▸ **GOAL**
Your task is to copy the listing exactly. Drop any pictures from the copy.
--- --- ---
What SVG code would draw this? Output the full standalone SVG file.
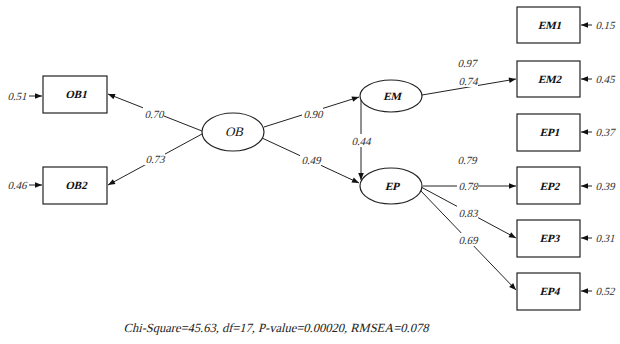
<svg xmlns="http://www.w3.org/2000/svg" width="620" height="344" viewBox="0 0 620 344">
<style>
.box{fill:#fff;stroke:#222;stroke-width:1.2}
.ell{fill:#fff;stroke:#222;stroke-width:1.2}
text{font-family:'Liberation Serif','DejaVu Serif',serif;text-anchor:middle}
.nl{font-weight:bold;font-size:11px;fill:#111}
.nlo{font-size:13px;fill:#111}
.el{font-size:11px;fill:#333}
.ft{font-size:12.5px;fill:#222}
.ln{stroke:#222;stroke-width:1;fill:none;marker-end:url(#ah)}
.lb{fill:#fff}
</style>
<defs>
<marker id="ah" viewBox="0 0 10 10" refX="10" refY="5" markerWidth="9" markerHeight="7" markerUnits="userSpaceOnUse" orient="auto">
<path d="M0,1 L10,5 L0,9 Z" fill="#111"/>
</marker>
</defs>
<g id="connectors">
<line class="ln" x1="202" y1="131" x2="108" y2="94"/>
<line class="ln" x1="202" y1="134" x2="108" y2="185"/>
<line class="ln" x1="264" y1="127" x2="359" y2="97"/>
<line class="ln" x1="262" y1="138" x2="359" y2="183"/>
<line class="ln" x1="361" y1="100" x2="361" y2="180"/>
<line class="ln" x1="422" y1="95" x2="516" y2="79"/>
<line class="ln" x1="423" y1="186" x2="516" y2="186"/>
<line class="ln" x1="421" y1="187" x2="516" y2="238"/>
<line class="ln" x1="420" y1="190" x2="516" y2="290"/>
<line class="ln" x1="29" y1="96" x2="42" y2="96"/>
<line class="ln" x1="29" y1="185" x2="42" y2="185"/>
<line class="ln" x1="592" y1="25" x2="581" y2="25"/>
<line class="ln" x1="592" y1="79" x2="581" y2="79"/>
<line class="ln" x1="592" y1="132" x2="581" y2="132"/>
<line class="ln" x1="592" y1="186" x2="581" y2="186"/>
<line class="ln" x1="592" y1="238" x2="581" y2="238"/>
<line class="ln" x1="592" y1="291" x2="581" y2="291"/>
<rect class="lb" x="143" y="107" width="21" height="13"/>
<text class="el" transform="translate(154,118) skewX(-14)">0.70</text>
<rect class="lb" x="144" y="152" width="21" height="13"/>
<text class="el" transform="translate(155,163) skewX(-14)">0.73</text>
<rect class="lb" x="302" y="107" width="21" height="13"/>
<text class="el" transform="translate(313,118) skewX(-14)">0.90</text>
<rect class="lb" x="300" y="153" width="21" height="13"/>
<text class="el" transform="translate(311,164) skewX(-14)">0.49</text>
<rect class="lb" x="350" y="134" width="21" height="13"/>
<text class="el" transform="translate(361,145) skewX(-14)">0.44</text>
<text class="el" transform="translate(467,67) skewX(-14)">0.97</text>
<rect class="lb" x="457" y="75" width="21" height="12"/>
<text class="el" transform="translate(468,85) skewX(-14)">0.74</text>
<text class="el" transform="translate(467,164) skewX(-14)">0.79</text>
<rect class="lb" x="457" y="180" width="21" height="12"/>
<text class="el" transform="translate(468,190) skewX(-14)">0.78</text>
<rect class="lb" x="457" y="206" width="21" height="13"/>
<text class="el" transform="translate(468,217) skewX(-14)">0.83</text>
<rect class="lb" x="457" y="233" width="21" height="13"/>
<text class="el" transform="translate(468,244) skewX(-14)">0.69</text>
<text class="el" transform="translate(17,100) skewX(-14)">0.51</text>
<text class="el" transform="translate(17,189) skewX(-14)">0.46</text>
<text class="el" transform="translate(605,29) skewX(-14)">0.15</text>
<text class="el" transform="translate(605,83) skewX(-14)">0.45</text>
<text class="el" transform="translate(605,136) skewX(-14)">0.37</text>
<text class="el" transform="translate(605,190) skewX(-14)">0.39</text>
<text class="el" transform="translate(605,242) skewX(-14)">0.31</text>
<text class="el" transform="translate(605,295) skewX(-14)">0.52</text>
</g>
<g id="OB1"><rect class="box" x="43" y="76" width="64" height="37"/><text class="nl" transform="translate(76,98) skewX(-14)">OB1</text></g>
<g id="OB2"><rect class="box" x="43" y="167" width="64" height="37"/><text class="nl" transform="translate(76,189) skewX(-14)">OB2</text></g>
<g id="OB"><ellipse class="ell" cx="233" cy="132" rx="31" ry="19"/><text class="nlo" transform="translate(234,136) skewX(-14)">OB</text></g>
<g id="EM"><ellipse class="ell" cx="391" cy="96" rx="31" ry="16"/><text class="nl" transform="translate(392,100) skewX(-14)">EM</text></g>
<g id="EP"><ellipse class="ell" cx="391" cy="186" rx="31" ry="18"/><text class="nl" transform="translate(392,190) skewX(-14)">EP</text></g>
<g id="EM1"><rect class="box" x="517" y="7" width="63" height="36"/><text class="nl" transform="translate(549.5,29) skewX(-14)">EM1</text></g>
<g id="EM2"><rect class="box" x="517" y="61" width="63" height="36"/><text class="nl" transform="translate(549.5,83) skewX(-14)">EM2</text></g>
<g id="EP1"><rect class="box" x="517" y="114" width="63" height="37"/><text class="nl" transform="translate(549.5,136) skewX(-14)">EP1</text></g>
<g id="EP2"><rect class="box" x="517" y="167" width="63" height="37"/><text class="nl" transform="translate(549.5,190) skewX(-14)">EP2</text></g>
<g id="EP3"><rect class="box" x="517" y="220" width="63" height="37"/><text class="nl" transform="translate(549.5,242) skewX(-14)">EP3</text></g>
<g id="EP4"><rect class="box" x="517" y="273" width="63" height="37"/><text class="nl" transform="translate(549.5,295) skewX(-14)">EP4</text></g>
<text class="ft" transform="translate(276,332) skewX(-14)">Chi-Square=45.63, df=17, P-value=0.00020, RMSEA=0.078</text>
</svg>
--- --- ---
▸ **SOLUTION TO THE EXERCISE**
What SVG code would draw this? Output the full standalone SVG file.
<svg xmlns="http://www.w3.org/2000/svg" width="620" height="344" viewBox="0 0 620 344">
<style>
.box{fill:#fff;stroke:#222;stroke-width:1.2}
.ell{fill:#fff;stroke:#222;stroke-width:1.2}
text{font-family:'Liberation Serif','DejaVu Serif',serif;text-anchor:middle}
.nl{font-weight:bold;font-size:11px;fill:#111}
.nlo{font-size:13px;fill:#111}
.el{font-size:11px;fill:#333}
.ft{font-size:12.5px;fill:#222}
.ln{stroke:#222;stroke-width:1;fill:none;marker-end:url(#ah)}
.lb{fill:#fff}
</style>
<defs>
<marker id="ah" viewBox="0 0 10 10" refX="10" refY="5" markerWidth="9" markerHeight="7" markerUnits="userSpaceOnUse" orient="auto">
<path d="M0,1 L10,5 L0,9 Z" fill="#111"/>
</marker>
</defs>
<g id="connectors">
<line class="ln" x1="202" y1="131" x2="108" y2="94"/>
<line class="ln" x1="202" y1="134" x2="108" y2="185"/>
<line class="ln" x1="264" y1="127" x2="359" y2="97"/>
<line class="ln" x1="262" y1="138" x2="359" y2="183"/>
<line class="ln" x1="361" y1="100" x2="361" y2="180"/>
<line class="ln" x1="422" y1="95" x2="516" y2="79"/>
<line class="ln" x1="423" y1="186" x2="516" y2="186"/>
<line class="ln" x1="421" y1="187" x2="516" y2="238"/>
<line class="ln" x1="420" y1="190" x2="516" y2="290"/>
<line class="ln" x1="29" y1="96" x2="42" y2="96"/>
<line class="ln" x1="29" y1="185" x2="42" y2="185"/>
<line class="ln" x1="592" y1="25" x2="581" y2="25"/>
<line class="ln" x1="592" y1="79" x2="581" y2="79"/>
<line class="ln" x1="592" y1="132" x2="581" y2="132"/>
<line class="ln" x1="592" y1="186" x2="581" y2="186"/>
<line class="ln" x1="592" y1="238" x2="581" y2="238"/>
<line class="ln" x1="592" y1="291" x2="581" y2="291"/>
<rect class="lb" x="143" y="107" width="21" height="13"/>
<text class="el" transform="translate(154,118) skewX(-14)">0.70</text>
<rect class="lb" x="144" y="152" width="21" height="13"/>
<text class="el" transform="translate(155,163) skewX(-14)">0.73</text>
<rect class="lb" x="302" y="107" width="21" height="13"/>
<text class="el" transform="translate(313,118) skewX(-14)">0.90</text>
<rect class="lb" x="300" y="153" width="21" height="13"/>
<text class="el" transform="translate(311,164) skewX(-14)">0.49</text>
<rect class="lb" x="350" y="134" width="21" height="13"/>
<text class="el" transform="translate(361,145) skewX(-14)">0.44</text>
<text class="el" transform="translate(467,67) skewX(-14)">0.97</text>
<rect class="lb" x="457" y="75" width="21" height="12"/>
<text class="el" transform="translate(468,85) skewX(-14)">0.74</text>
<text class="el" transform="translate(467,164) skewX(-14)">0.79</text>
<rect class="lb" x="457" y="180" width="21" height="12"/>
<text class="el" transform="translate(468,190) skewX(-14)">0.78</text>
<rect class="lb" x="457" y="206" width="21" height="13"/>
<text class="el" transform="translate(468,217) skewX(-14)">0.83</text>
<rect class="lb" x="457" y="233" width="21" height="13"/>
<text class="el" transform="translate(468,244) skewX(-14)">0.69</text>
<text class="el" transform="translate(17,100) skewX(-14)">0.51</text>
<text class="el" transform="translate(17,189) skewX(-14)">0.46</text>
<text class="el" transform="translate(605,29) skewX(-14)">0.15</text>
<text class="el" transform="translate(605,83) skewX(-14)">0.45</text>
<text class="el" transform="translate(605,136) skewX(-14)">0.37</text>
<text class="el" transform="translate(605,190) skewX(-14)">0.39</text>
<text class="el" transform="translate(605,242) skewX(-14)">0.31</text>
<text class="el" transform="translate(605,295) skewX(-14)">0.52</text>
</g>
<g id="OB1"><rect class="box" x="43" y="76" width="64" height="37"/><text class="nl" transform="translate(76,98) skewX(-14)">OB1</text></g>
<g id="OB2"><rect class="box" x="43" y="167" width="64" height="37"/><text class="nl" transform="translate(76,189) skewX(-14)">OB2</text></g>
<g id="OB"><ellipse class="ell" cx="233" cy="132" rx="31" ry="19"/><text class="nlo" transform="translate(234,136) skewX(-14)">OB</text></g>
<g id="EM"><ellipse class="ell" cx="391" cy="96" rx="31" ry="16"/><text class="nl" transform="translate(392,100) skewX(-14)">EM</text></g>
<g id="EP"><ellipse class="ell" cx="391" cy="186" rx="31" ry="18"/><text class="nl" transform="translate(392,190) skewX(-14)">EP</text></g>
<g id="EM1"><rect class="box" x="517" y="7" width="63" height="36"/><text class="nl" transform="translate(549.5,29) skewX(-14)">EM1</text></g>
<g id="EM2"><rect class="box" x="517" y="61" width="63" height="36"/><text class="nl" transform="translate(549.5,83) skewX(-14)">EM2</text></g>
<g id="EP1"><rect class="box" x="517" y="114" width="63" height="37"/><text class="nl" transform="translate(549.5,136) skewX(-14)">EP1</text></g>
<g id="EP2"><rect class="box" x="517" y="167" width="63" height="37"/><text class="nl" transform="translate(549.5,190) skewX(-14)">EP2</text></g>
<g id="EP3"><rect class="box" x="517" y="220" width="63" height="37"/><text class="nl" transform="translate(549.5,242) skewX(-14)">EP3</text></g>
<g id="EP4"><rect class="box" x="517" y="273" width="63" height="37"/><text class="nl" transform="translate(549.5,295) skewX(-14)">EP4</text></g>
<text class="ft" transform="translate(276,332) skewX(-14)">Chi-Square=45.63, df=17, P-value=0.00020, RMSEA=0.078</text>
</svg>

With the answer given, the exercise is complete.